Ses vingt ans avec Jean-Michel furent aussi vingt années de furieux combats intérieurs, qu’elle a évoqués dans quelques interviews. Avec une lucidité intransigeante, elle réussissait à définir en mots ses accès brutaux d’autodestruction. Certains journalistes en sont restés bluffés. « J’avais décidé de prendre les vraies interviews au sérieux. Et alors ce fut une recherche. Pas des réponses toutes faites, mais le fruit d’une réflexion analytique ; un peu comme le travail que j’ai fait sur moi-même. »
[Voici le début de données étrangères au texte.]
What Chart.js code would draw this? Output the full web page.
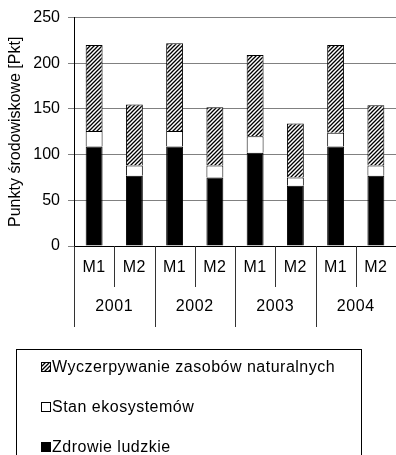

Une psychanalyse réussie. Depuis « Swimming Pool », de François Ozon, elle en recueille les fruits : « J’ai pu m’ouvrir, me détendre, moins accablée par le poids de mes doutes existentiels. Je me sens plus légère. Mon côté noir ne me prend plus tout mon temps. » Le visage grave, elle relève ses lourdes paupières... et darde ce troublant regard qui ne ment jamais. N’allez pas vous imaginer que Rampling est devenue Blanche-Neige.